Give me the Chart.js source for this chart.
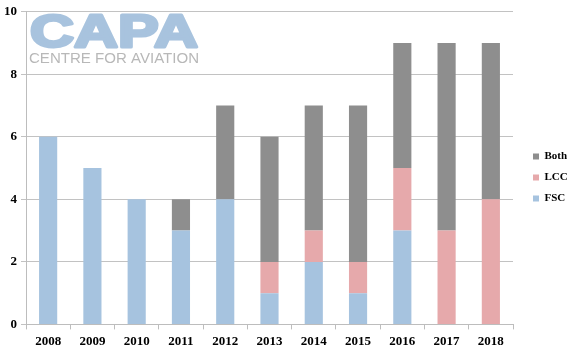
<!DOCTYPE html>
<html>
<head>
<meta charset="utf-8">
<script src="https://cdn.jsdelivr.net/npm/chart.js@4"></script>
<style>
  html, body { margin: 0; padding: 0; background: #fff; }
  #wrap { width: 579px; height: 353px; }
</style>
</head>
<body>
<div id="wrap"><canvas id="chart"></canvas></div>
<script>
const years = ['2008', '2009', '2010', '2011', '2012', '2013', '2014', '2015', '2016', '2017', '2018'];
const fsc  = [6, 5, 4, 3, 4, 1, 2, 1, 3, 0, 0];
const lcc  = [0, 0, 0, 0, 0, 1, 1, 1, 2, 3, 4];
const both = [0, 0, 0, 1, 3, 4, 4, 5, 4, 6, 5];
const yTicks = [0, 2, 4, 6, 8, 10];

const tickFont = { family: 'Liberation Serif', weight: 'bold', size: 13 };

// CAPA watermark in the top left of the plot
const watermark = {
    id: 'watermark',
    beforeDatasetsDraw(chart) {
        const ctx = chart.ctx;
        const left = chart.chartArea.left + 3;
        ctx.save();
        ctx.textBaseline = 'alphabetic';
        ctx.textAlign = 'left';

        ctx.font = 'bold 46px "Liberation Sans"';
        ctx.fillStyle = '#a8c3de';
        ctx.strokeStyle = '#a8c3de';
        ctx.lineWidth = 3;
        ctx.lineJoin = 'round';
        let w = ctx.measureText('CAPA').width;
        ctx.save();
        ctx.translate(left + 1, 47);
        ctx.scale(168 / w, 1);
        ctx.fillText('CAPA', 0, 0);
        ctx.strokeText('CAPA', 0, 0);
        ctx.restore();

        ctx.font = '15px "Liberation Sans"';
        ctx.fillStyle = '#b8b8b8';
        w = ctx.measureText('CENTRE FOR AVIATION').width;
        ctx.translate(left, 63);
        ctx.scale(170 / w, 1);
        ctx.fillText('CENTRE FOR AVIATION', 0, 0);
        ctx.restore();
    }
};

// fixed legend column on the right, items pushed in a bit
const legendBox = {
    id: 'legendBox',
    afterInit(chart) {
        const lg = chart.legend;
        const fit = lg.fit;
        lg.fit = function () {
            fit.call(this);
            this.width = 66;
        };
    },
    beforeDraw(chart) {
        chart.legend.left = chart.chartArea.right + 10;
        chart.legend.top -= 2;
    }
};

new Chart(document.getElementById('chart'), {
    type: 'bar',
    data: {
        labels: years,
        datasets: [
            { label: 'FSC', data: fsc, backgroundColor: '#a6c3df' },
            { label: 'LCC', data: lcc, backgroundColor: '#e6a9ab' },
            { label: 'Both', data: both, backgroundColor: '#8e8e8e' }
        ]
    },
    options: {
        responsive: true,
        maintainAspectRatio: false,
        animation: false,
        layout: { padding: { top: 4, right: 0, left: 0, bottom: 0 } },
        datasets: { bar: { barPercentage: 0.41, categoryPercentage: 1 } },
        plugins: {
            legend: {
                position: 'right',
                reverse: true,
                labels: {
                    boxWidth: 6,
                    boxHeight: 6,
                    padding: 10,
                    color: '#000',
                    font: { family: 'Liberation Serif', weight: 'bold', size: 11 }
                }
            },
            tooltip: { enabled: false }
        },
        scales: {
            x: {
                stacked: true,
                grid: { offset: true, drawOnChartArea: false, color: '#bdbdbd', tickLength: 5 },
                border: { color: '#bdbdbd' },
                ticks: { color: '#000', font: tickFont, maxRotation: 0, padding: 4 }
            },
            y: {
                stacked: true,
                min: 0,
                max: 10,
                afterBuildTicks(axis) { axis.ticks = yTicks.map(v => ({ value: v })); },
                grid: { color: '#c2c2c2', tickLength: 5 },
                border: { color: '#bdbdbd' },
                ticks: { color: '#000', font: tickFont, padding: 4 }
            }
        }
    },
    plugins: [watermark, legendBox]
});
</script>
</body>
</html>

————

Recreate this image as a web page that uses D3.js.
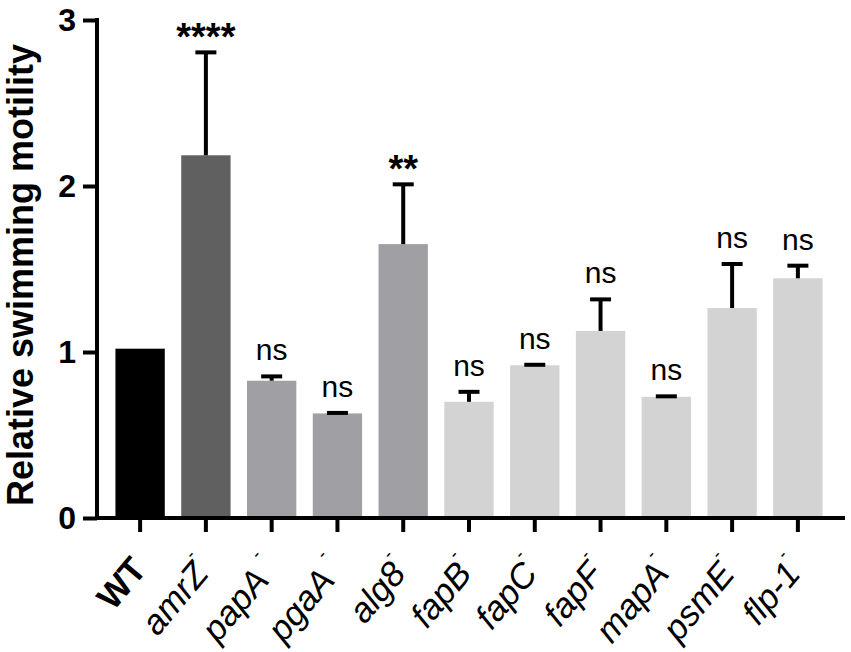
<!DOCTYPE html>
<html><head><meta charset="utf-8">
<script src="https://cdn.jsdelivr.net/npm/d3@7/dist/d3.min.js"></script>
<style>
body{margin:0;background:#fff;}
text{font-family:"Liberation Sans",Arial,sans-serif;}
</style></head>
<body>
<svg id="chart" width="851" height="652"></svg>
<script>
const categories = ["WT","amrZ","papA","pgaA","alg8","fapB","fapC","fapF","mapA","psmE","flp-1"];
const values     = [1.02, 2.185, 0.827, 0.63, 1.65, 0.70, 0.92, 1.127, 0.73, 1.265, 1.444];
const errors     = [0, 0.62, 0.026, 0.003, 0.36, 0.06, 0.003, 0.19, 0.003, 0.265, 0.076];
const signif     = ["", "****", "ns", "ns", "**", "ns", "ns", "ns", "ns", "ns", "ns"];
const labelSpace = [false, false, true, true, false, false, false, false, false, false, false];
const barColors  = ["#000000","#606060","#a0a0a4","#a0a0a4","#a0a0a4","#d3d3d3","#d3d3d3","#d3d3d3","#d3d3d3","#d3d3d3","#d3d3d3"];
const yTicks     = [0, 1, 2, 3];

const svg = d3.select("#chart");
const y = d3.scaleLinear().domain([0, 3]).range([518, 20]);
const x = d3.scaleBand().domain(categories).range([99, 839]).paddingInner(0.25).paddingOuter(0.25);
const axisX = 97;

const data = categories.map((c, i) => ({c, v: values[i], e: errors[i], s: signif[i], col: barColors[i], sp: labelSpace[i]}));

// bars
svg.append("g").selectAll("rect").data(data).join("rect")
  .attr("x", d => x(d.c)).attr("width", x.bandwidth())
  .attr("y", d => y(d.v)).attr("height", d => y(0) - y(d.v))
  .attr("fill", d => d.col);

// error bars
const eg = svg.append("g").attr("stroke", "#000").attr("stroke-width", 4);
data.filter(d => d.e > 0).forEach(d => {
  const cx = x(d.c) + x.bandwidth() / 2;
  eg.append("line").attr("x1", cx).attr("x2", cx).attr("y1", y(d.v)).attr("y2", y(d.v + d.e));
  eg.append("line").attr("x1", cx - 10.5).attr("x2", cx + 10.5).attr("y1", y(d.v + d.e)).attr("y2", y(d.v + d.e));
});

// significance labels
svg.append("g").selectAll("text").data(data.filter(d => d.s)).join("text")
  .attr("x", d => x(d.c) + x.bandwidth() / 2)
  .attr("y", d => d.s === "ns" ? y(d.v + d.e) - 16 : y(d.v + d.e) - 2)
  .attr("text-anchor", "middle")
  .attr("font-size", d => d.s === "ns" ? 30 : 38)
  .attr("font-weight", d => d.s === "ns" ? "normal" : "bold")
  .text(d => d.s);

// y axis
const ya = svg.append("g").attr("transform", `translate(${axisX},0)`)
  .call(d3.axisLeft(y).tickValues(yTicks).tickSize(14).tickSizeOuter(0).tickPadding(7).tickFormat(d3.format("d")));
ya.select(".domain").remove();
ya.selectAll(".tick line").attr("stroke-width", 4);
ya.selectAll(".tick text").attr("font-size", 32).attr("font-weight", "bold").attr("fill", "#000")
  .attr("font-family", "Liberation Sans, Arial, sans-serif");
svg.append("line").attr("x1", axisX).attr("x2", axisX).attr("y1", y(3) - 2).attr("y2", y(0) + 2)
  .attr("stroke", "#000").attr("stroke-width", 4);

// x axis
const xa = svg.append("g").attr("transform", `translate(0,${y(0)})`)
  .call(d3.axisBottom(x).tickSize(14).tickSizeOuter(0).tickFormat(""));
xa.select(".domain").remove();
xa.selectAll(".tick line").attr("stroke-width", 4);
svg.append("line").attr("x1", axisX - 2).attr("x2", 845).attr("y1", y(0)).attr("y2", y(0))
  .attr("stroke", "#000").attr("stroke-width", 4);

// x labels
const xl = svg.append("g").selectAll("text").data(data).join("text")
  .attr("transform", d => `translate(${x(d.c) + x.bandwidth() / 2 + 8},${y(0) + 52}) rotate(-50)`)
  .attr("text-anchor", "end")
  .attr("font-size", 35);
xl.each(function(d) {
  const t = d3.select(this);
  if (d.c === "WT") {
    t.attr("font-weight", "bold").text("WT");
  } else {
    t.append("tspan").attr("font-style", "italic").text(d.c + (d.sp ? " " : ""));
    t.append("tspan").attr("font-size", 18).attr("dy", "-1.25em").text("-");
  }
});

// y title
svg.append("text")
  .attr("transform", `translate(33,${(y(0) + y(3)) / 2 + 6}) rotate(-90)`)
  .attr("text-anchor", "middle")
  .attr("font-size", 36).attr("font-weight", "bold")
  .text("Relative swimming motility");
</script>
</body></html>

————

● PROBLEM TO SOLVE: Your task is to reproduce only the lines from the one with "Give me the Chart.js source for this chart." through the one with "weight: 'bold', size: 13", keeping both ends. Skip every picture.

● FULL RESPONSE:
Give me the Chart.js source for this chart.
<!DOCTYPE html>
<html>
<head>
<meta charset="utf-8">
<script src="https://cdn.jsdelivr.net/npm/chart.js@4"></script>
<style>
  html, body { margin: 0; padding: 0; background: #fff; }
  #wrap { width: 579px; height: 353px; }
</style>
</head>
<body>
<div id="wrap"><canvas id="chart"></canvas></div>
<script>
const years = ['2008', '2009', '2010', '2011', '2012', '2013', '2014', '2015', '2016', '2017', '2018'];
const fsc  = [6, 5, 4, 3, 4, 1, 2, 1, 3, 0, 0];
const lcc  = [0, 0, 0, 0, 0, 1, 1, 1, 2, 3, 4];
const both = [0, 0, 0, 1, 3, 4, 4, 5, 4, 6, 5];
const yTicks = [0, 2, 4, 6, 8, 10];

const tickFont = { family: 'Liberation Serif', weight: 'bold', size: 13 };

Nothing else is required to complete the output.